Recorded data:

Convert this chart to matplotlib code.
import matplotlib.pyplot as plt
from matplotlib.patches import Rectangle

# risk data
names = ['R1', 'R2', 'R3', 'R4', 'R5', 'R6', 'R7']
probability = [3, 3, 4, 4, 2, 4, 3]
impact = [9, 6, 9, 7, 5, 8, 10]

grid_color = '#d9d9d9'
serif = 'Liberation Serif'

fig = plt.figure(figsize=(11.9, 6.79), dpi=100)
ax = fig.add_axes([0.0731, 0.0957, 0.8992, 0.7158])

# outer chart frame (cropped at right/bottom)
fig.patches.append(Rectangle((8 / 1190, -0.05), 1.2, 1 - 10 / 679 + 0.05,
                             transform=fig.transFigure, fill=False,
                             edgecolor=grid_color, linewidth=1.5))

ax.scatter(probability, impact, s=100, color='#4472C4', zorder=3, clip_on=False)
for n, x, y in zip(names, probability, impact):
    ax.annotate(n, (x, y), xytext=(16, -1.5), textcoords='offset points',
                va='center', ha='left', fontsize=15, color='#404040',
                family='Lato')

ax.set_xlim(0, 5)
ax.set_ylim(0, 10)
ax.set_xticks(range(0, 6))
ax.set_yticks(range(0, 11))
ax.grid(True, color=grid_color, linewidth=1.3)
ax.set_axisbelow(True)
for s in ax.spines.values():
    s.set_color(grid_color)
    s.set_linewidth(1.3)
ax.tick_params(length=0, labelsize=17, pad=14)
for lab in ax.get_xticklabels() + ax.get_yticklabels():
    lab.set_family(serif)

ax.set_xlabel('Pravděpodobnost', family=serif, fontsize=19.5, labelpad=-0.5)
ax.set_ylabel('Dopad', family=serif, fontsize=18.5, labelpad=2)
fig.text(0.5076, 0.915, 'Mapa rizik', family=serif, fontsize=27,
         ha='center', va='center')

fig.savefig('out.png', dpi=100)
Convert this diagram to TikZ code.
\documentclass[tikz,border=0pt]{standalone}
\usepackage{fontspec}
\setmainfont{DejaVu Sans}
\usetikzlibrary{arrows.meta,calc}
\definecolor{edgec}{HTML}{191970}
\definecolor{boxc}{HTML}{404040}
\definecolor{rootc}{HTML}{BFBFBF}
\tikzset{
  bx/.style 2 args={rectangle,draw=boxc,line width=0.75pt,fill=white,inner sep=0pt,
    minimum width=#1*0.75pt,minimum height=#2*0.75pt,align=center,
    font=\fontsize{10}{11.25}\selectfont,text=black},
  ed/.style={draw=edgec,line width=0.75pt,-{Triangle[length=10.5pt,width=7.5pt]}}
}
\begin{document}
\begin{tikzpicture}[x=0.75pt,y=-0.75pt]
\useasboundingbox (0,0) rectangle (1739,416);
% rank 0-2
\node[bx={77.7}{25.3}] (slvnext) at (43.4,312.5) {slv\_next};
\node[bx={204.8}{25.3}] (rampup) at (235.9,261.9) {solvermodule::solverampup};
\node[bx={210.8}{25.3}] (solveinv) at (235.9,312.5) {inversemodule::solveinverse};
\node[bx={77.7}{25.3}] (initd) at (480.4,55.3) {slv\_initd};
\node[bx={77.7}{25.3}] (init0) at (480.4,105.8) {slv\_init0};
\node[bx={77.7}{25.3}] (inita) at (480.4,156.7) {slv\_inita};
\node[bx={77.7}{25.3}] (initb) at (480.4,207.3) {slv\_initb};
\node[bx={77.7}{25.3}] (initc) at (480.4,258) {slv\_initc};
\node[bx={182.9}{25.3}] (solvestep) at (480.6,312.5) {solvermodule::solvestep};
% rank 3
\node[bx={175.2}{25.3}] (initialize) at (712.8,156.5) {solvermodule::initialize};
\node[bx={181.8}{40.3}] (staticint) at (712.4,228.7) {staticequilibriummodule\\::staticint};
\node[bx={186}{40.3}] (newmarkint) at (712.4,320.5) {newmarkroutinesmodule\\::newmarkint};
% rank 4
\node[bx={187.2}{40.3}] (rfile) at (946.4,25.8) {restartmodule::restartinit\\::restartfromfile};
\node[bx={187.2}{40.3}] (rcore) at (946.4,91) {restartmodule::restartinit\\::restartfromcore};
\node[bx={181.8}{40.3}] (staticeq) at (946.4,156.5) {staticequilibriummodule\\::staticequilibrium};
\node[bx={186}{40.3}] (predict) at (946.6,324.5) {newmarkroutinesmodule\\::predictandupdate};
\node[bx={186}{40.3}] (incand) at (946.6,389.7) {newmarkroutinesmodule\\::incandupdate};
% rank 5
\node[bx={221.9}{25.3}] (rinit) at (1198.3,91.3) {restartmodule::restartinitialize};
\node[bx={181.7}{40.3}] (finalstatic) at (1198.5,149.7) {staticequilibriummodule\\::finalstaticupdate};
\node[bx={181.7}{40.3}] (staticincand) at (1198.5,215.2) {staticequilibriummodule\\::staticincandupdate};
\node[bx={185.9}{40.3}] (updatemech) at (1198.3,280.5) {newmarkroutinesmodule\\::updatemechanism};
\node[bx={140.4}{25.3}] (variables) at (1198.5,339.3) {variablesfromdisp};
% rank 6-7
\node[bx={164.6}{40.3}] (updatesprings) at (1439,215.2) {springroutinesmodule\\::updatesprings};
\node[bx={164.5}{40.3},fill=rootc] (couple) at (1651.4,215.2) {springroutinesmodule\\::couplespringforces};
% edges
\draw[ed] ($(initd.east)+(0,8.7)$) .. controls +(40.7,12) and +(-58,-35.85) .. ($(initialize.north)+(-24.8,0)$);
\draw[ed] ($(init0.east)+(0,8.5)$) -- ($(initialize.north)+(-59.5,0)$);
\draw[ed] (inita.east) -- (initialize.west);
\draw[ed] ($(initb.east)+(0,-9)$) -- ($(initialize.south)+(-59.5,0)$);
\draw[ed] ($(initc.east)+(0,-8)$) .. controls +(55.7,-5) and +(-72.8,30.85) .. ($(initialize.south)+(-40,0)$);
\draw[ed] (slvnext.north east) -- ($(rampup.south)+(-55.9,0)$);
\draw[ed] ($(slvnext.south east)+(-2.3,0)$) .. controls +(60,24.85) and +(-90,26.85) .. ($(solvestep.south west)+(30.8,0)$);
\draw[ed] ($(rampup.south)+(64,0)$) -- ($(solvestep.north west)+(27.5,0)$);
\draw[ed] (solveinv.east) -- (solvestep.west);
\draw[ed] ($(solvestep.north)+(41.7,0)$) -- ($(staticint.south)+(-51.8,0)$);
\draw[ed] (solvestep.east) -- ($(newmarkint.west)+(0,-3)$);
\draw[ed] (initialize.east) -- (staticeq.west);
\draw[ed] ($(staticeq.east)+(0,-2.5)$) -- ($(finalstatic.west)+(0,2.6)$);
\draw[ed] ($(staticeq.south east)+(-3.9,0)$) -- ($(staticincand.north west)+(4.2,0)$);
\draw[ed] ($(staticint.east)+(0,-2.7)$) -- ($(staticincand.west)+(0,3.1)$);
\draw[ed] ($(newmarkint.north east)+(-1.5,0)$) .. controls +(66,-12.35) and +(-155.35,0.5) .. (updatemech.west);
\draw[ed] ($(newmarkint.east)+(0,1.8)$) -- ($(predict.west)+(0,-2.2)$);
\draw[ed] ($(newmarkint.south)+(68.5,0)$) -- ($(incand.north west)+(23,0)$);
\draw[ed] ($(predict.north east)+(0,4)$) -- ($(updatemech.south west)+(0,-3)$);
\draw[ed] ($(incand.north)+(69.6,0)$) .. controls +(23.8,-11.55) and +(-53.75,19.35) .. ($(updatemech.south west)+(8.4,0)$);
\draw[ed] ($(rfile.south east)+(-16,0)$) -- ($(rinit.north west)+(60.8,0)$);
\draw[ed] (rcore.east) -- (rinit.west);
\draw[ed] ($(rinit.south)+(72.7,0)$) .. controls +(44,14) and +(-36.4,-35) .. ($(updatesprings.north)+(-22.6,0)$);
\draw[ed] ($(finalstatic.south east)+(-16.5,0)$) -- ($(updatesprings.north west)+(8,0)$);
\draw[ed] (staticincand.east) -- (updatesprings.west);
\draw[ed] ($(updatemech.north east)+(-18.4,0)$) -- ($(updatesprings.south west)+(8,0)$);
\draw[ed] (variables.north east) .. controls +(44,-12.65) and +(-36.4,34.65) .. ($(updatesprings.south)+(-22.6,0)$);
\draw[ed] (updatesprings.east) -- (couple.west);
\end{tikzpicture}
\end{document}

Stated exercise:
From the first line of the data through the line with "fig.savefig('out.png', dpi=100)", quote each line exactly and add nothing else.

Full output:
Convert this chart to matplotlib code.
import matplotlib.pyplot as plt
from matplotlib.patches import Rectangle

# risk data
names = ['R1', 'R2', 'R3', 'R4', 'R5', 'R6', 'R7']
probability = [3, 3, 4, 4, 2, 4, 3]
impact = [9, 6, 9, 7, 5, 8, 10]

grid_color = '#d9d9d9'
serif = 'Liberation Serif'

fig = plt.figure(figsize=(11.9, 6.79), dpi=100)
ax = fig.add_axes([0.0731, 0.0957, 0.8992, 0.7158])

# outer chart frame (cropped at right/bottom)
fig.patches.append(Rectangle((8 / 1190, -0.05), 1.2, 1 - 10 / 679 + 0.05,
                             transform=fig.transFigure, fill=False,
                             edgecolor=grid_color, linewidth=1.5))

ax.scatter(probability, impact, s=100, color='#4472C4', zorder=3, clip_on=False)
for n, x, y in zip(names, probability, impact):
    ax.annotate(n, (x, y), xytext=(16, -1.5), textcoords='offset points',
                va='center', ha='left', fontsize=15, color='#404040',
                family='Lato')

ax.set_xlim(0, 5)
ax.set_ylim(0, 10)
ax.set_xticks(range(0, 6))
ax.set_yticks(range(0, 11))
ax.grid(True, color=grid_color, linewidth=1.3)
ax.set_axisbelow(True)
for s in ax.spines.values():
    s.set_color(grid_color)
    s.set_linewidth(1.3)
ax.tick_params(length=0, labelsize=17, pad=14)
for lab in ax.get_xticklabels() + ax.get_yticklabels():
    lab.set_family(serif)

ax.set_xlabel('Pravděpodobnost', family=serif, fontsize=19.5, labelpad=-0.5)
ax.set_ylabel('Dopad', family=serif, fontsize=18.5, labelpad=2)
fig.text(0.5076, 0.915, 'Mapa rizik', family=serif, fontsize=27,
         ha='center', va='center')

fig.savefig('out.png', dpi=100)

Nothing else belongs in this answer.